The serious terrorism sentence, introduced by Clauses 4 and 5 of the Bill, will strengthen the current sentencing framework to ensure that terrorists, who put lives in danger, are given sentences that reflect the severity of their crimes. These amendments seek to draw a distinction in sentencing policy between those aged 21 and over and those aged between 18 and 20. While the new serious terrorism sentence is structured so as to distinguish those two groups, this is simply to reflect the existing sentencing structure.
At the commencement of his remarks, the noble Lord, Lord Marks of Henley-on-Thames, accepted that this sentence will be imposed in the gravest of circumstances. To remind your Lordships, the sentence may be imposed only when a set of conditions is met. The offence must be serious enough to attract a life sentence but the court has decided not to impose one in this case. The offender must be found to be dangerous by the court. The offender must or ought to have been aware that the offending was very likely to result in or contribute to multiple deaths. When these conditions are met, it is right that a lengthy minimum term should be served in prison and in full, and an extension period should be served on licence. This should be consistent for anyone to whom the serious terrorism sentence applies.

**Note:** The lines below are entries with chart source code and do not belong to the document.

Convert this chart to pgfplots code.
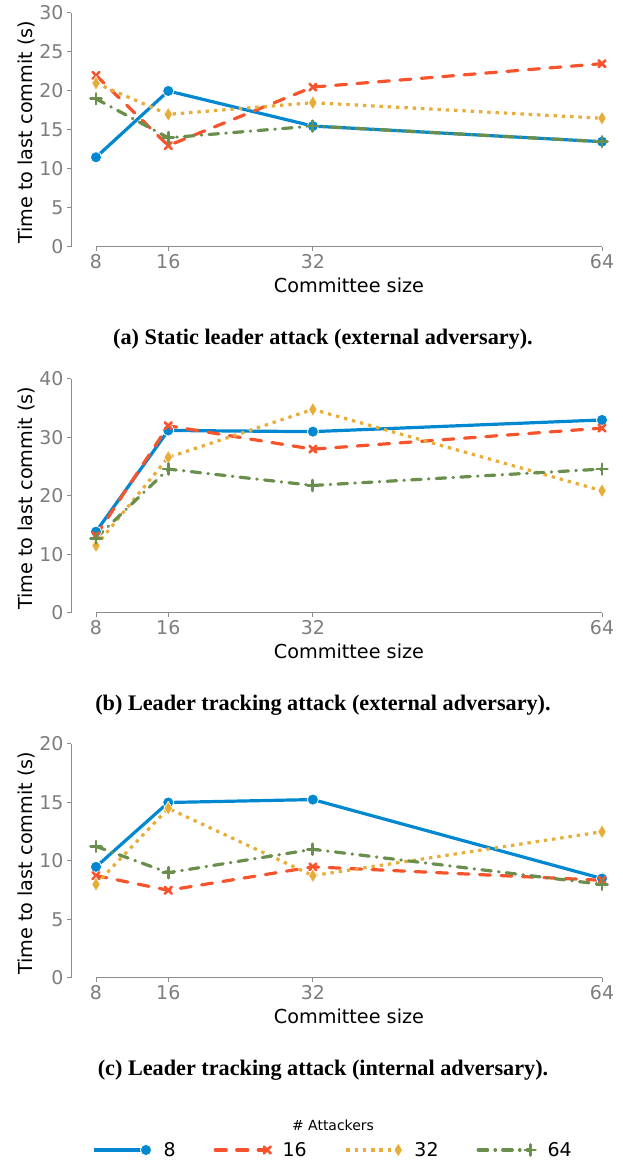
\documentclass[border=0pt]{standalone}
\usepackage{fontspec}
\setmainfont{DejaVu Sans}
\newfontfamily\capfont{Liberation Serif}
\usepackage{pgfplots}
\pgfplotsset{compat=1.18}

\definecolor{cblue}{RGB}{2,136,209}
\definecolor{cred}{RGB}{247,84,45}
\definecolor{cyel}{RGB}{230,174,57}
\definecolor{cgreen}{RGB}{106,142,76}
\definecolor{axgray}{RGB}{140,140,140}
\definecolor{tickgray}{RGB}{125,125,125}

\pgfplotsset{
  panel/.style={
    scale only axis, width=531bp, height=234bp,
    xmin=5.2332, xmax=64, ymin=0,
    axis x line*=bottom, axis y line*=left,
    axis line style={-, draw=axgray, line width=1bp},
    x axis line style={shorten <=25bp},
    xtick={8,16,32,64},
    tick align=outside, major tick length=4bp,
    every tick/.style={axgray, line width=1bp},
    tick label style={font=\fontsize{19}{22}\selectfont, text=tickgray},
    /pgf/number format/assume math mode=true,
    xlabel={Committee size}, ylabel={Time to last commit (s)},
    every axis x label/.style={at={(axis description cs:0.5235,-0.162)}, anchor=center, font=\fontsize{19.3}{22}\selectfont},
    every axis y label/.style={at={(axis description cs:-0.0847,0.49)}, rotate=90, anchor=center, font=\fontsize{19.3}{22}\selectfont},
    clip=false,
    legend image code/.code={\draw[##1, mark repeat=2, mark phase=2] plot coordinates {(0bp,0bp) (52bp,0bp)};},
  },
  s8/.style={cblue, line width=3.2bp, solid, line join=round, mark=*, mark size=5.6bp,
    mark options={solid, fill=cblue, draw=white, line width=0.8bp}},
  s16/.style={cred, line width=3.2bp, line cap=round, line join=round, dash pattern=on 11bp off 10.5bp,
    mark=x, mark size=4.8bp, mark options={solid, line width=2.6bp}},
  s32/.style={cyel, line width=3.2bp, line cap=butt, line join=round, dash pattern=on 3.4bp off 4.9bp,
    mark=diamond*, mark size=7bp, mark options={solid, xscale=0.8, fill=cyel, draw=white, line width=0.6bp}},
  s64/.style={cgreen, line width=3.2bp, line cap=round, line join=round, dash pattern=on 9.5bp off 7.3bp on 0.5bp off 7.3bp,
    mark=+, mark size=5.4bp, mark options={solid, line width=2.8bp}},
}

\begin{document}
\begin{tikzpicture}[x=1bp,y=1bp]
\useasboundingbox (0,0) rectangle (623,1160);

% (a)
\begin{axis}[panel, at={(71bp,913bp)}, anchor=south west, ymax=30, ytick={0,5,10,15,20,25,30}]
\addplot[s8]  coordinates {(8,11.5) (16,20.0) (32,15.5) (64,13.5)};
\addplot[s16] coordinates {(8,22.0) (16,13.0) (32,20.5) (64,23.5)};
\addplot[s32] coordinates {(8,21.0) (16,17.0) (32,18.5) (64,16.5)};
\addplot[s64] coordinates {(8,19.0) (16,14.0) (32,15.5) (64,13.5)};
\end{axis}

% (b)
\begin{axis}[panel, at={(71bp,547bp)}, anchor=south west, ymax=40, ytick={0,10,20,30,40}]
\addplot[s8]  coordinates {(8,13.9) (16,31.2) (32,31.0) (64,33.0)};
\addplot[s16] coordinates {(8,13.2) (16,32.0) (32,28.0) (64,31.6)};
\addplot[s32] coordinates {(8,11.5) (16,26.6) (32,34.8) (64,20.9)};
\addplot[s64] coordinates {(8,12.8) (16,24.6) (32,21.8) (64,24.6)};
\end{axis}

% (c)
\begin{axis}[panel, at={(71bp,182bp)}, anchor=south west, ymax=20, ytick={0,5,10,15,20},
  legend style={at={(axis description cs:0.4934,-0.735)}, anchor=center, draw=none, fill=none,
    legend columns=4, font=\fontsize{19}{22}\selectfont,
    /tikz/every odd column/.append style={column sep=10bp},
    /tikz/every even column/.append style={column sep=36bp}},
  legend cell align=left]
\addplot[s8]  coordinates {(8,9.5) (16,15.0) (32,15.25) (64,8.5)};
\addplot[s16] coordinates {(8,8.75) (16,7.5) (32,9.5) (64,8.35)};
\addplot[s32] coordinates {(8,8.0) (16,14.5) (32,8.75) (64,12.5)};
\addplot[s64] coordinates {(8,11.25) (16,9.0) (32,11.0) (64,8.0)};
\legend{8,16,32,64}
\node[font=\fontsize{14}{16}\selectfont] at (axis description cs:0.4934,-0.628) {\# Attackers};
\end{axis}

\node[font=\capfont\bfseries\fontsize{22.3}{25}\selectfont] at (323,821) {(a) Static leader attack (external adversary).};
\node[font=\capfont\bfseries\fontsize{22.3}{25}\selectfont] at (323,455) {(b) Leader tracking attack (external adversary).};
\node[font=\capfont\bfseries\fontsize{22.3}{25}\selectfont] at (323,90) {(c) Leader tracking attack (internal adversary).};
\end{tikzpicture}
\end{document}
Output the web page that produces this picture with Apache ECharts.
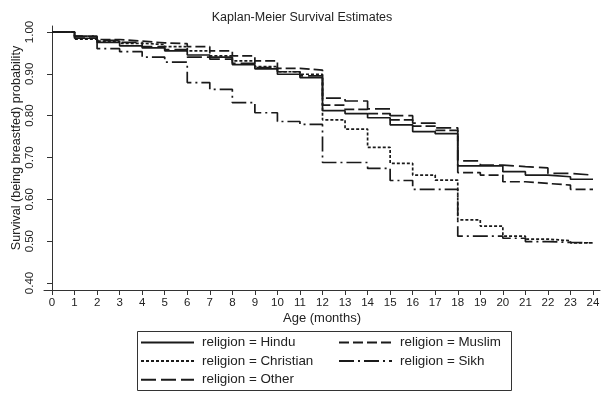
<!DOCTYPE html>
<html>
<head>
<meta charset="utf-8">
<script src="https://cdn.jsdelivr.net/npm/echarts@6/dist/echarts.min.js"></script>
<style>html,body{margin:0;padding:0;background:#fff}#c{width:612px;height:400px}</style>
</head>
<body>
<div id="c"></div>
<script>
const months = [0,1,2,3,4,5,6,7,8,9,10,11,12,13,14,15,16,17,18,19,20,21,22,23,24];
const xTicks = [0,1,2,3,4,5,6,7,8,9,10,11,12,13,14,15,16,17,18,19,20,21,22,23,24];
const yTicks = [0.4,0.5,0.6,0.7,0.8,0.9,1.0];
const hindu =     [1.0,0.985,0.975,0.967,0.962,0.955,0.945,0.940,0.922,0.912,0.899,0.891,0.812,0.805,0.795,0.778,0.762,0.757,0.680,0.680,0.666,0.658,0.654,0.648,0.648];
const muslim =    [1.0,0.988,0.982,0.978,0.974,0.972,0.965,0.955,0.943,0.931,0.913,0.909,0.825,0.815,0.805,0.790,0.775,0.765,0.664,0.658,0.642,0.638,0.634,0.624,0.624];
const christian = [1.0,0.983,0.978,0.973,0.970,0.965,0.955,0.943,0.931,0.917,0.905,0.899,0.790,0.768,0.724,0.686,0.658,0.646,0.551,0.536,0.512,0.505,0.501,0.496,0.496];
const sikh =      [1.0,0.990,0.960,0.953,0.940,0.928,0.879,0.863,0.831,0.807,0.786,0.779,0.688,0.688,0.674,0.645,0.624,0.624,0.512,0.512,0.507,0.499,0.497,0.496,0.496];
const other =     [1.0,0.990,0.980,0.975,0.965,0.958,0.940,0.935,0.925,0.915,0.905,0.895,0.842,0.835,0.816,0.800,0.782,0.771,0.692,0.682,0.678,0.675,0.662,0.658,0.658];

const FONT = 'Liberation Sans, Arial, Helvetica, sans-serif';
const INK = '#1a1a1a';

function mk(name, vals, dash) {
  return {
    name: name,
    type: 'line',
    step: 'end',
    symbol: 'none',
    data: months.map((m, i) => [m, vals[i]]),
    lineStyle: { color: INK, width: 1.7, type: dash },
    itemStyle: { color: INK },
    animation: false
  };
}

const legendCommon = {
  orient: 'vertical', top: 336, padding: 0, itemWidth: 53, itemHeight: 10, itemGap: 5.6,
  itemStyle: { opacity: 0 },
  textStyle: { fontFamily: FONT, fontSize: 13.4, color: '#222', padding: [0, 0, 0, 3] }
};

const chart = echarts.init(document.getElementById('c'), null, { renderer: 'canvas' });
chart.setOption({
  backgroundColor: '#fff',
  animation: false,
  title: {
    text: 'Kaplan-Meier Survival Estimates',
    left: 297, top: 6, textAlign: 'center',
    textStyle: { fontFamily: FONT, fontSize: 12.5, fontWeight: 'normal', color: '#222' }
  },
  grid: { left: 44, right: 12, top: 26, bottom: 110, containLabel: false, outerBoundsMode: 'none' },
  xAxis: {
    type: 'value', min: -0.355, max: 24.31,
    name: 'Age (months)', nameLocation: 'middle', nameGap: 22, nameMoveOverlap: false,
    nameTextStyle: { fontFamily: FONT, fontSize: 13, color: '#222' },
    axisLine: { show: true, lineStyle: { color: '#333', width: 1 } },
    axisTick: { show: true, length: 5, inside: false, customValues: xTicks, lineStyle: { color: '#333' } },
    axisLabel: { customValues: xTicks, margin: 7, fontFamily: FONT, fontSize: 11.5, color: '#222' },
    splitLine: { show: false }
  },
  yAxis: {
    type: 'value', min: 0.3833, max: 1.0143,
    name: 'Survival (being breastfed) probability', nameLocation: 'middle', nameGap: 21, nameRotate: 90,
    nameMoveOverlap: false,
    nameTextStyle: { fontFamily: FONT, fontSize: 12.6, color: '#222', padding: [0, 0, 0, 20] },
    axisLine: { show: true, lineStyle: { color: '#333', width: 1 } },
    axisTick: { show: true, length: 5, customValues: yTicks, lineStyle: { color: '#333' } },
    axisLabel: { customValues: yTicks, rotate: 90, margin: 8, fontFamily: FONT, fontSize: 11.5, color: '#222',
      formatter: v => v.toFixed(2) },
    splitLine: { show: false }
  },
  legend: [
    Object.assign({}, legendCommon, { left: 140, data: ['religion = Hindu', 'religion = Christian', 'religion = Other'] }),
    Object.assign({}, legendCommon, { left: 338, data: ['religion = Muslim', 'religion = Sikh'] })
  ],
  graphic: [{
    type: 'rect', left: 135, top: 329,
    shape: { width: 374, height: 59 },
    style: { fill: 'none', stroke: '#333', lineWidth: 1 }
  }],
  series: [
    mk('religion = Hindu', hindu, 'solid'),
    mk('religion = Muslim', muslim, [10, 4]),
    mk('religion = Christian', christian, [3, 2]),
    mk('religion = Sikh', sikh, [15, 4, 2, 4]),
    mk('religion = Other', other, [15, 5])
  ]
});
</script>
</body>
</html>
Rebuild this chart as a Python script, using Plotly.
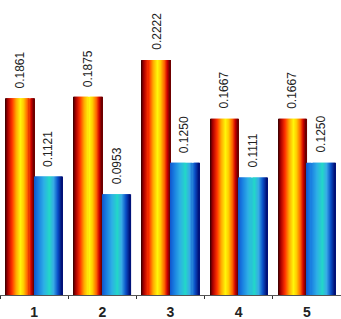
import plotly.graph_objects as go

categories = ["1", "2", "3", "4", "5"]
series_a = [0.1861, 0.1875, 0.2222, 0.1667, 0.1667]
series_b = [0.1121, 0.0953, 0.1250, 0.1111, 0.1250]
labels_a = ["0.1861", "0.1875", "0.2222", "0.1667", "0.1667"]
labels_b = ["0.1121", "0.0953", "0.1250", "0.1111", "0.1250"]

red_stops = [(0.0, (50, 0, 0)), (0.1, (170, 0, 0)), (0.25, (255, 50, 0)),
             (0.4, (255, 170, 0)), (0.55, (255, 245, 10)), (0.66, (255, 205, 0)),
             (0.8, (255, 100, 0)), (0.9, (205, 0, 0)), (1.0, (90, 0, 0))]
blue_stops = [(0.0, (15, 85, 205)), (0.15, (25, 125, 225)), (0.35, (45, 175, 230)),
              (0.55, (35, 215, 200)), (0.7, (55, 170, 230)), (0.85, (10, 80, 200)),
              (1.0, (0, 10, 110))]


def interp(stops, t):
    for (p0, c0), (p1, c1) in zip(stops[:-1], stops[1:]):
        if p0 <= t <= p1:
            f = (t - p0) / (p1 - p0) if p1 > p0 else 0
            c = [round(a + (b - a) * f) for a, b in zip(c0, c1)]
            return f"rgb({c[0]},{c[1]},{c[2]})"
    c = stops[-1][1]
    return f"rgb({c[0]},{c[1]},{c[2]})"


W = 0.42
N = 28
fig = go.Figure()
for vals, stops, base in [(series_a, red_stops, -W), (series_b, blue_stops, 0.0)]:
    for i in range(N):
        t = (i + 0.5) / N
        fig.add_trace(go.Bar(
            x=categories, y=vals,
            width=W / N * 1.15,
            offset=base + i * W / N,
            marker=dict(color=interp(stops, t), line=dict(width=0)),
            showlegend=False, hoverinfo="skip",
        ))

annotations = []
for idx, (va, vb, la, lb) in enumerate(zip(series_a, series_b, labels_a, labels_b)):
    for v, lab, off in [(va, la, -W / 2), (vb, lb, W / 2)]:
        annotations.append(dict(
            x=idx + off, y=v, xref="x", yref="y", text=lab, showarrow=False,
            textangle=-90, yanchor="bottom", xanchor="center", yshift=8,
            font=dict(family="Liberation Sans, Arial", size=12, color="#222"),
        ))

fig.update_layout(
    barmode="overlay",
    width=341, height=319,
    margin=dict(l=0, r=0, t=0, b=24),
    paper_bgcolor="white", plot_bgcolor="white",
    annotations=annotations,
    xaxis=dict(type="category", range=[-0.5, 4.5], showline=True, linecolor="#555",
               linewidth=1, ticks="outside", tickson="boundaries", ticklen=3,
               tickcolor="#333", showgrid=False, zeroline=False,
               ticklabelstandoff=4,
               tickfont=dict(family="Liberation Sans, Arial", size=14, color="#222",
                             weight="bold")),
    yaxis=dict(range=[0, 0.279], visible=False, showgrid=False),
)

fig.write_html("out.html", config={"displayModeBar": False},
               post_script="document.body.style.margin='0px';")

We have carefully considered the right balance between the custodial terms and the licence period for this sentence, and are satisfied that 14 and seven years are appropriate, with the licence period being at least half the time that the offender would have served in custody. But it will be for the sentencing judge to determine this length, up to a maximum of 25 years, according to their judgment of the need to protect the public from the risk of serious harm that the offender poses.
The noble Lord, Lord Thomas of Gresford, sought to know the extent of the consultation procedure that went into selecting 14 years as the appropriate period. It was not simply plucked out of thin air; it was arrived at as a result of deliberation on the nature of the crime, the extent of the offending and the need to protect the public. The noble Lord can be satisfied, if he wishes for further elucidation of the identity of persons with whom consultation took place, that I will write to him to explain the nature of the consultation process or the thinking that underpinned the sentence.
I echo the formulation of the noble Lord, Lord Marks of Henley-on-Thames, that this is a rebalancing. However, the Government are content that the current balance is correct.
The noble Lord, Lord Ponsonby of Shulbrede, sought to know about the assessment that has been carried out on the likelihood of reform of persons on whom sentences of this sort are imposed. He asked about the number of young offenders in custody in relation to these matters and sought examples of situations when lengthy custodial sentences have led to reform. I propose to touch on these matters on other amendments. By way of advertisement of what I will be saying, I can tell the Committee that, while data on these matters is available, is it difficult, given the small quantity of data and the evolving understanding of matters, to use it precisely to arrive at conclusions. I hope that that answers the noble Lord’s point, albeit it is necessarily doing so by reference to things that will be said on forthcoming amendments.
I believe that these measures are necessary and appropriate. I therefore urge the noble Lord to withdraw his amendment.